Claire Johnston (pictured), a director general of the 1,400-lawyer Government Legal Department, has also pledged to tighten up procurement after discovering that a ‘significant’ proportion of the £105m spent annually on external law firms is not being channelled through the government’s legal services framework.

The department has in recent times ‘brigaded’ its commercial lawyers to establish a dedicated commercial law group, Johnston said.

She added: ‘Many government departments had one or two commercial lawyers. A small number of government departments had more significant numbers, [such as] the Ministry of Defence… [There] were a lot of little tiny pockets of commercial law expertise. We wanted a proper structure with a proper senior expert.’

Johnston said it is ‘quite clear that the government has got to seriously get a grip on its commercial capability and wants lawyers to help it do that’.

However, she conceded that the civil service has a struggle to lure lawyers from private practice.

She said: ‘It has been challenging but not impossible. What we’re seeing with our commercial policy colleagues is that they, too, are looking at how they square the need for this high-level private-sector-type expertise with civil service pay structures and grading structures, and an announcement that pay rises are going to be no more than 1% for the next four years, for example.’
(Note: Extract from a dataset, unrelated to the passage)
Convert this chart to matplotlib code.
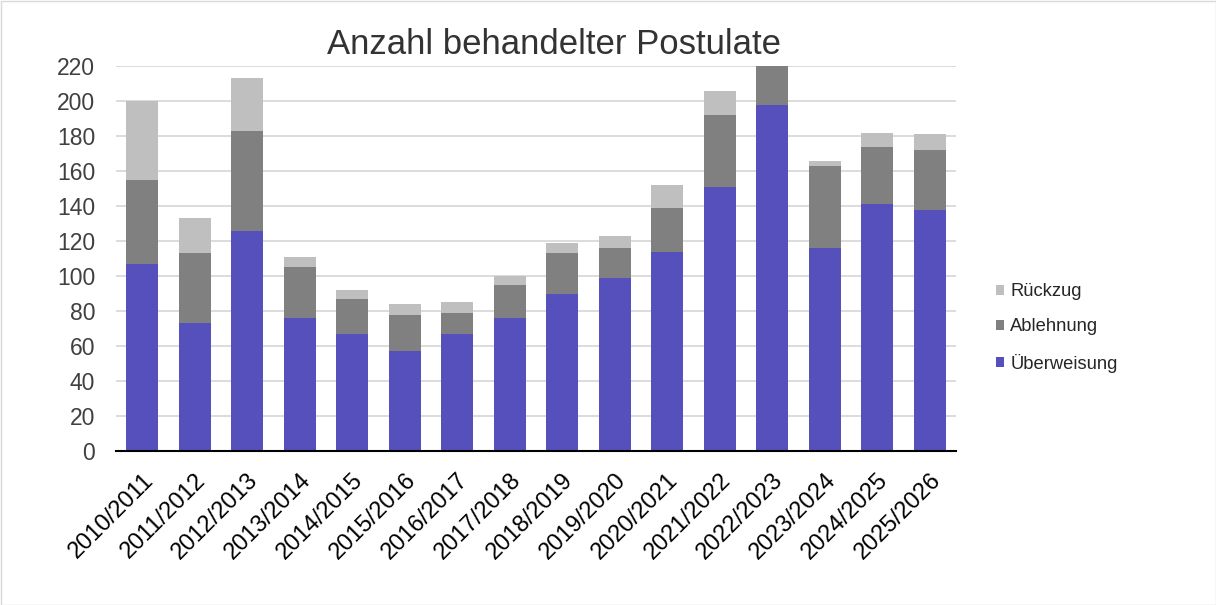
import numpy as np
import matplotlib.pyplot as plt
from matplotlib.patches import Rectangle

plt.rcParams["font.family"] = ["Liberation Sans", "DejaVu Sans"]

years = ["2010/2011", "2011/2012", "2012/2013", "2013/2014", "2014/2015",
         "2015/2016", "2016/2017", "2017/2018", "2018/2019", "2019/2020",
         "2020/2021", "2021/2022", "2022/2023", "2023/2024", "2024/2025",
         "2025/2026"]
ueberweisung = [107, 73, 126, 76, 67, 57, 67, 76, 90, 99, 114, 151, 198, 116, 141, 138]
ablehnung = [48, 40, 57, 29, 20, 21, 12, 19, 23, 17, 25, 41, 30, 47, 33, 34]
rueckzug = [45, 20, 30, 6, 5, 6, 6, 5, 6, 7, 13, 14, 10, 3, 8, 9]

c_ueb = "#5650bd"
c_abl = "#808080"
c_rue = "#bfbfbf"

fig = plt.figure(figsize=(12.16, 6.05), dpi=100)
ax = fig.add_axes([116 / 1216, 1 - 451 / 605, (956 - 116) / 1216, (451 - 66) / 605])

x = np.arange(len(years))
w = 0.61
b1 = ax.bar(x, ueberweisung, w, color=c_ueb, label="Überweisung", zorder=2)
bottom2 = np.array(ueberweisung)
b2 = ax.bar(x, ablehnung, w, bottom=bottom2, color=c_abl, label="Ablehnung", zorder=2)
bottom3 = bottom2 + np.array(ablehnung)
b3 = ax.bar(x, rueckzug, w, bottom=bottom3, color=c_rue, label="Rückzug", zorder=2)

ax.set_ylim(0, 220)
ax.set_xlim(-0.5, len(years) - 0.5)
ax.set_yticks(range(0, 221, 20))
ax.yaxis.grid(True, color="#d9d9d9", linewidth=1.3, zorder=0)
ax.set_axisbelow(True)
for s in ["top", "right", "left"]:
    ax.spines[s].set_visible(False)
ax.spines["bottom"].set_color("black")
ax.spines["bottom"].set_linewidth(1.5)
ax.spines["bottom"].set_zorder(3)
ax.tick_params(axis="y", length=0, labelsize=16.5, colors="#404040", pad=15)
ax.tick_params(axis="x", length=0, labelsize=17, colors="black", pad=13)
ax.set_xticks(x)
ax.set_xticklabels(years, rotation=45, ha="right", rotation_mode="anchor")

fig.text(554 / 1216, 1 - 45 / 605, "Anzahl behandelter Postulate", ha="center",
         va="center", fontsize=25, color="#333333")

ax.legend(handles=[b3, b2, b1], loc="center left", bbox_to_anchor=(979 / 1216, 1 - 328 / 605),
          bbox_transform=fig.transFigure, frameon=False, fontsize=13.2,
          handlelength=0.45, handleheight=0.45, handletextpad=0.35, labelspacing=1.0,
          labelcolor="#262626")

fig.patches.append(Rectangle((0.5 / 1216, 0.5 / 605), 1 - 1 / 1216, 1 - 1 / 605,
                             transform=fig.transFigure, fill=False,
                             edgecolor="#d9d9d9", linewidth=1))

fig.savefig("out.png", dpi=100)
GLD diversity champion Naomi Mallick told the conference that the service should be representative of the communities the government serves. The service is ahead of the civil service as a whole, but a two-year action plan will try to improve diversity declaration rates and focus on social mobility.

Johnston said the department had moved to review its external legal spending as a commercial imperative. ‘We do have a framework for external legal services [but] we weren’t sure that was working very well. We needed to find out what government is spending on external legal services. That was actually not that simple to do.’

The figure turned out to be £105m per year, she added, but ‘quite a significant amount’ was not going through the framework.

The current framework, which expires on 31 January 2017, will be replaced with four procurement ‘blocks’, which will be in place by the end of this year.